The misconceptions bothered Cullen so much that he spent ten years on this book, talking to Dylan's parents, talking to the parents of children killed and the students who survived. This book tells a story of two boys, one depressed and one a psychopath, but the bigger story is how we share a story, how the media can imprint us with inaccuracies that we regard as truth ten years later.

Orson is the anti-Columbine. At a benefit for Project Open Hand, we sit upstairs with Deb and Janet and Elizabeth, talking about astral projection and horses, books and wines and mushroom hunting. We eat a soup so glorious that it makes you wonder how you've underestimated winter vegetables all these decades. We eat short ribs and a sous vide chocolate cake with hazelnut mousseline and a perfect little homemade Reese's cup (but way better than a Reese's cup). Jane, the psychoanalyst and dream interpreter at our table, can't finish her dessert so of course she turns to the one person at the table who can. "Ann," she says, handing her plate across the table to me. "Do you want the rest?" She's known me for 90 minutes and already she's got me pegged.

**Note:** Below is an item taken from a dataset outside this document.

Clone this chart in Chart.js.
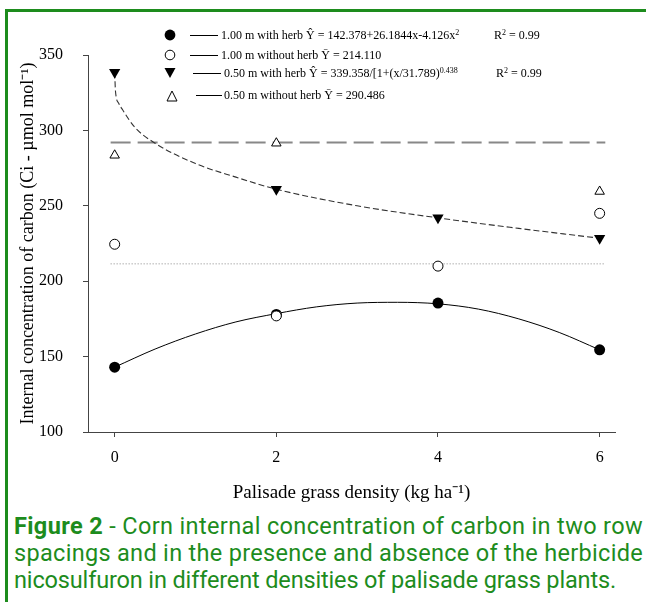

And I think about how this room feels -- peaceful -- and how we don't have as many of these warm, filled, peaceful evenings as we should but that for most of us humans this connection is the best part about being on the planet. And I think about Eric Harris and Dylan Klebold and how teenagers don't know. They know Bruce Willis, and the Texas Chainsaw Massacre and that Arnold is governor and all kinds of awful things about destruction and anger and violence and hatred but they don't know the power of peace and good will.